#### [Directive]
Leaving out every picture, quote the data below exactly as it appears.

** Start Provided material **

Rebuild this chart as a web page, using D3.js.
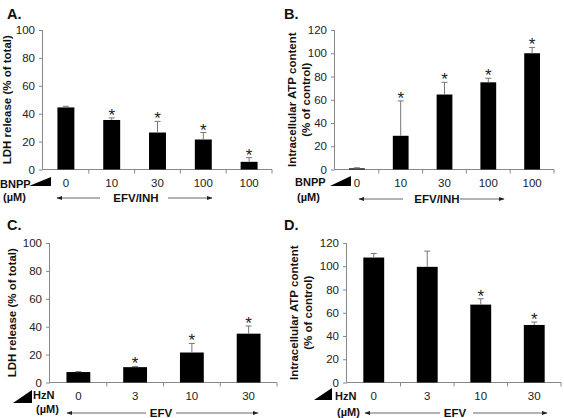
<!DOCTYPE html>
<html><head><meta charset="utf-8">
<script src="https://cdn.jsdelivr.net/npm/d3@7/dist/d3.min.js"></script>
<style>body{margin:0;background:#fff}svg{display:block}text{font-family:"Liberation Sans",Arial,sans-serif}</style>
</head><body>
<script>
// ---- data ----
const catsA = ["0","10","30","100","100"];
const valsA = [44.5,35.5,26.5,21.5,5.5];
const errA  = [0.8,1.5,8,5,3];
const sigA  = [false,true,true,true,true];

const catsB = ["0","10","30","100","100"];
const valsB = [1,29,64.5,75,100];
const errB  = [0.5,30,10.5,3.5,5];
const sigB  = [false,true,true,true,true];

const catsC = ["0","3","10","30"];
const valsC = [7.5,11,21.5,35];
const errC  = [0.3,0.5,6.5,5.5];
const sigC  = [false,true,true,true];

const catsD = ["0","3","10","30"];
const valsD = [107.5,99.5,67,49.5];
const errD  = [3.5,13.5,5,2.5];
const sigD  = [false,false,true,true];

const ticksLDH = [0,20,40,60,80,100];
const ticksATP = [0,20,40,60,80,100,120];

const W=564,H=418;
const svg=d3.select("body").append("svg").attr("width",W).attr("height",H);
svg.append("defs").append("marker").attr("id","ah").attr("viewBox","0 0 10 10")
  .attr("refX",9).attr("refY",5).attr("markerWidth",6).attr("markerHeight",6).attr("orient","auto-start-reverse")
  .append("path").attr("d","M0,1.5L10,5L0,8.5z").attr("fill","#222");

const panels=[
 {letter:"A.",lx:7,ly:19,cats:catsA,vals:valsA,err:errA,sig:sigA,ticks:ticksLDH,max:100,x0:43,x1:272,yb:169.5,yt:30,bw:0.37,
  ylab:["LDH release (% of total)"],ylx:[7],
  drug:"BNPP",drugX:0,drugY:188,triX:[29,51],triY:[177,186],umX:3,umY:201,
  arrow:{y:198,l:[57,100],txt:"EFV/INH",tx:136,r:[168,212]}},
 {letter:"B.",lx:284,ly:19,cats:catsB,vals:valsB,err:errB,sig:sigB,ticks:ticksATP,max:120,x0:335,x1:554,yb:169.5,yt:30,bw:0.36,
  ylab:["Intracellular ATP content","(% of control)"],ylx:[292,306],
  drug:"BNPP",drugX:295,drugY:186,triX:[330,351],triY:[176,186],umX:297,umY:201,
  arrow:{y:199,l:[359,403],txt:"EFV/INH",tx:437,r:[460,504]}},
 {letter:"C.",lx:7,ly:230,cats:catsC,vals:valsC,err:errC,sig:sigC,ticks:ticksLDH,max:100,x0:50,x1:277,yb:382.5,yt:243,bw:0.42,
  ylab:["LDH release (% of total)"],ylx:[12],
  drug:"HzN",drugX:33,drugY:399,triX:[13,32],triY:[390,403],umX:36,umY:413,
  arrow:{y:413,l:[67,146],txt:"EFV",tx:161,r:[176,258]}},
 {letter:"D.",lx:284,ly:230,cats:catsD,vals:valsD,err:errD,sig:sigD,ticks:ticksATP,max:120,x0:347,x1:561,yb:382.5,yt:243,bw:0.39,
  ylab:["Intracellular ATP content","(% of control)"],ylx:[294,308],
  drug:"HzN",drugX:335,drugY:400,triX:[314,332],triY:[388,400],umX:337,umY:416,
  arrow:{y:413,l:[365,440],txt:"EFV",tx:455,r:[473,547]}}
];

panels.forEach(p=>{
  const g=svg.append("g");
  const x=d3.scaleBand().domain(d3.range(p.cats.length)).range([p.x0,p.x1]).padding(0);
  const y=d3.scaleLinear().domain([0,p.max]).range([p.yb,p.yt]);
  g.append("text").attr("x",p.lx).attr("y",p.ly).attr("font-size",14.5).attr("font-weight","bold").attr("fill","#111").text(p.letter);
  const ya=g.append("g").attr("transform",`translate(${p.x0},0)`)
    .call(d3.axisLeft(y).tickValues(p.ticks).tickSize(4).tickPadding(4).tickFormat(d3.format("d")));
  ya.select(".domain").attr("stroke","#888").attr("d",`M-0.5,${p.yb}V${p.yt}`);
  ya.selectAll(".tick line").attr("stroke","#888");
  ya.selectAll(".tick text").attr("font-size",11.5).attr("fill","#222").style("font-family","Liberation Sans, Arial");
  const bounds=d3.range(p.cats.length+1).map(i=>i<p.cats.length?x(i):p.x1);
  g.append("line").attr("x1",p.x0).attr("x2",p.x1).attr("y1",p.yb).attr("y2",p.yb).attr("stroke","#888");
  g.selectAll(".bt").data(bounds.slice(1)).enter().append("line")
    .attr("x1",d=>d).attr("x2",d=>d).attr("y1",p.yb).attr("y2",p.yb+4).attr("stroke","#888");
  g.selectAll(".xl").data(p.cats).enter().append("text")
    .attr("x",(d,i)=>x(i)+x.bandwidth()/2).attr("y",p.yb+17).attr("text-anchor","middle")
    .attr("font-size",11.5).attr("fill","#222").text(d=>d);
  const bw=x.bandwidth()*p.bw;
  g.selectAll(".bar").data(p.vals).enter().append("rect")
    .attr("x",(d,i)=>x(i)+x.bandwidth()/2-bw/2).attr("width",bw)
    .attr("y",d=>y(d)).attr("height",d=>p.yb-y(d)).attr("fill","#000");
  p.vals.forEach((v,i)=>{
    const cx=x(i)+x.bandwidth()/2, top=y(v+p.err[i]);
    g.append("line").attr("x1",cx).attr("x2",cx).attr("y1",y(v)).attr("y2",top).attr("stroke","#777").attr("stroke-width",1);
    g.append("line").attr("x1",cx-3).attr("x2",cx+3).attr("y1",top).attr("y2",top).attr("stroke","#777").attr("stroke-width",1);
    if(p.sig[i]) g.append("text").attr("x",cx).attr("y",top+3).attr("text-anchor","middle")
      .attr("font-size",17).attr("fill","#222").text("*");
  });
  const yc=(p.yb+p.yt)/2;
  p.ylab.forEach((t,k)=>{
    g.append("text").attr("transform",`translate(${p.ylx[k]},${yc}) rotate(-90)`).attr("text-anchor","middle")
      .attr("dy","0.35em").attr("font-size",11.5).attr("font-weight","bold").attr("fill","#111").text(t);
  });
  g.append("text").attr("x",p.drugX).attr("y",p.drugY).attr("font-size",11).attr("font-weight","bold").attr("fill","#111").text(p.drug);
  g.append("path").attr("d",`M${p.triX[0]},${p.triY[1]}L${p.triX[1]},${p.triY[0]}L${p.triX[1]},${p.triY[1]}Z`).attr("fill","#000");
  g.append("text").attr("x",p.umX).attr("y",p.umY).attr("font-size",11).attr("font-weight","bold").attr("fill","#111").text("(µM)");
  const a=p.arrow;
  g.append("line").attr("x1",a.l[1]).attr("x2",a.l[0]).attr("y1",a.y).attr("y2",a.y).attr("stroke","#666").attr("marker-end","url(#ah)");
  g.append("line").attr("x1",a.r[0]).attr("x2",a.r[1]).attr("y1",a.y).attr("y2",a.y).attr("stroke","#666").attr("marker-end","url(#ah)");
  g.append("text").attr("x",a.tx).attr("y",a.y+4).attr("text-anchor","middle").attr("font-size",11.5).attr("font-weight","bold").attr("fill","#111").text(a.txt);
});
</script>
</body></html>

** End Provided material **

#### [Correct result]
Rebuild this chart as a web page, using D3.js.
<!DOCTYPE html>
<html><head><meta charset="utf-8">
<script src="https://cdn.jsdelivr.net/npm/d3@7/dist/d3.min.js"></script>
<style>body{margin:0;background:#fff}svg{display:block}text{font-family:"Liberation Sans",Arial,sans-serif}</style>
</head><body>
<script>
// ---- data ----
const catsA = ["0","10","30","100","100"];
const valsA = [44.5,35.5,26.5,21.5,5.5];
const errA  = [0.8,1.5,8,5,3];
const sigA  = [false,true,true,true,true];

const catsB = ["0","10","30","100","100"];
const valsB = [1,29,64.5,75,100];
const errB  = [0.5,30,10.5,3.5,5];
const sigB  = [false,true,true,true,true];

const catsC = ["0","3","10","30"];
const valsC = [7.5,11,21.5,35];
const errC  = [0.3,0.5,6.5,5.5];
const sigC  = [false,true,true,true];

const catsD = ["0","3","10","30"];
const valsD = [107.5,99.5,67,49.5];
const errD  = [3.5,13.5,5,2.5];
const sigD  = [false,false,true,true];

const ticksLDH = [0,20,40,60,80,100];
const ticksATP = [0,20,40,60,80,100,120];

const W=564,H=418;
const svg=d3.select("body").append("svg").attr("width",W).attr("height",H);
svg.append("defs").append("marker").attr("id","ah").attr("viewBox","0 0 10 10")
  .attr("refX",9).attr("refY",5).attr("markerWidth",6).attr("markerHeight",6).attr("orient","auto-start-reverse")
  .append("path").attr("d","M0,1.5L10,5L0,8.5z").attr("fill","#222");

const panels=[
 {letter:"A.",lx:7,ly:19,cats:catsA,vals:valsA,err:errA,sig:sigA,ticks:ticksLDH,max:100,x0:43,x1:272,yb:169.5,yt:30,bw:0.37,
  ylab:["LDH release (% of total)"],ylx:[7],
  drug:"BNPP",drugX:0,drugY:188,triX:[29,51],triY:[177,186],umX:3,umY:201,
  arrow:{y:198,l:[57,100],txt:"EFV/INH",tx:136,r:[168,212]}},
 {letter:"B.",lx:284,ly:19,cats:catsB,vals:valsB,err:errB,sig:sigB,ticks:ticksATP,max:120,x0:335,x1:554,yb:169.5,yt:30,bw:0.36,
  ylab:["Intracellular ATP content","(% of control)"],ylx:[292,306],
  drug:"BNPP",drugX:295,drugY:186,triX:[330,351],triY:[176,186],umX:297,umY:201,
  arrow:{y:199,l:[359,403],txt:"EFV/INH",tx:437,r:[460,504]}},
 {letter:"C.",lx:7,ly:230,cats:catsC,vals:valsC,err:errC,sig:sigC,ticks:ticksLDH,max:100,x0:50,x1:277,yb:382.5,yt:243,bw:0.42,
  ylab:["LDH release (% of total)"],ylx:[12],
  drug:"HzN",drugX:33,drugY:399,triX:[13,32],triY:[390,403],umX:36,umY:413,
  arrow:{y:413,l:[67,146],txt:"EFV",tx:161,r:[176,258]}},
 {letter:"D.",lx:284,ly:230,cats:catsD,vals:valsD,err:errD,sig:sigD,ticks:ticksATP,max:120,x0:347,x1:561,yb:382.5,yt:243,bw:0.39,
  ylab:["Intracellular ATP content","(% of control)"],ylx:[294,308],
  drug:"HzN",drugX:335,drugY:400,triX:[314,332],triY:[388,400],umX:337,umY:416,
  arrow:{y:413,l:[365,440],txt:"EFV",tx:455,r:[473,547]}}
];

panels.forEach(p=>{
  const g=svg.append("g");
  const x=d3.scaleBand().domain(d3.range(p.cats.length)).range([p.x0,p.x1]).padding(0);
  const y=d3.scaleLinear().domain([0,p.max]).range([p.yb,p.yt]);
  g.append("text").attr("x",p.lx).attr("y",p.ly).attr("font-size",14.5).attr("font-weight","bold").attr("fill","#111").text(p.letter);
  const ya=g.append("g").attr("transform",`translate(${p.x0},0)`)
    .call(d3.axisLeft(y).tickValues(p.ticks).tickSize(4).tickPadding(4).tickFormat(d3.format("d")));
  ya.select(".domain").attr("stroke","#888").attr("d",`M-0.5,${p.yb}V${p.yt}`);
  ya.selectAll(".tick line").attr("stroke","#888");
  ya.selectAll(".tick text").attr("font-size",11.5).attr("fill","#222").style("font-family","Liberation Sans, Arial");
  const bounds=d3.range(p.cats.length+1).map(i=>i<p.cats.length?x(i):p.x1);
  g.append("line").attr("x1",p.x0).attr("x2",p.x1).attr("y1",p.yb).attr("y2",p.yb).attr("stroke","#888");
  g.selectAll(".bt").data(bounds.slice(1)).enter().append("line")
    .attr("x1",d=>d).attr("x2",d=>d).attr("y1",p.yb).attr("y2",p.yb+4).attr("stroke","#888");
  g.selectAll(".xl").data(p.cats).enter().append("text")
    .attr("x",(d,i)=>x(i)+x.bandwidth()/2).attr("y",p.yb+17).attr("text-anchor","middle")
    .attr("font-size",11.5).attr("fill","#222").text(d=>d);
  const bw=x.bandwidth()*p.bw;
  g.selectAll(".bar").data(p.vals).enter().append("rect")
    .attr("x",(d,i)=>x(i)+x.bandwidth()/2-bw/2).attr("width",bw)
    .attr("y",d=>y(d)).attr("height",d=>p.yb-y(d)).attr("fill","#000");
  p.vals.forEach((v,i)=>{
    const cx=x(i)+x.bandwidth()/2, top=y(v+p.err[i]);
    g.append("line").attr("x1",cx).attr("x2",cx).attr("y1",y(v)).attr("y2",top).attr("stroke","#777").attr("stroke-width",1);
    g.append("line").attr("x1",cx-3).attr("x2",cx+3).attr("y1",top).attr("y2",top).attr("stroke","#777").attr("stroke-width",1);
    if(p.sig[i]) g.append("text").attr("x",cx).attr("y",top+3).attr("text-anchor","middle")
      .attr("font-size",17).attr("fill","#222").text("*");
  });
  const yc=(p.yb+p.yt)/2;
  p.ylab.forEach((t,k)=>{
    g.append("text").attr("transform",`translate(${p.ylx[k]},${yc}) rotate(-90)`).attr("text-anchor","middle")
      .attr("dy","0.35em").attr("font-size",11.5).attr("font-weight","bold").attr("fill","#111").text(t);
  });
  g.append("text").attr("x",p.drugX).attr("y",p.drugY).attr("font-size",11).attr("font-weight","bold").attr("fill","#111").text(p.drug);
  g.append("path").attr("d",`M${p.triX[0]},${p.triY[1]}L${p.triX[1]},${p.triY[0]}L${p.triX[1]},${p.triY[1]}Z`).attr("fill","#000");
  g.append("text").attr("x",p.umX).attr("y",p.umY).attr("font-size",11).attr("font-weight","bold").attr("fill","#111").text("(µM)");
  const a=p.arrow;
  g.append("line").attr("x1",a.l[1]).attr("x2",a.l[0]).attr("y1",a.y).attr("y2",a.y).attr("stroke","#666").attr("marker-end","url(#ah)");
  g.append("line").attr("x1",a.r[0]).attr("x2",a.r[1]).attr("y1",a.y).attr("y2",a.y).attr("stroke","#666").attr("marker-end","url(#ah)");
  g.append("text").attr("x",a.tx).attr("y",a.y+4).attr("text-anchor","middle").attr("font-size",11.5).attr("font-weight","bold").attr("fill","#111").text(a.txt);
});
</script>
</body></html>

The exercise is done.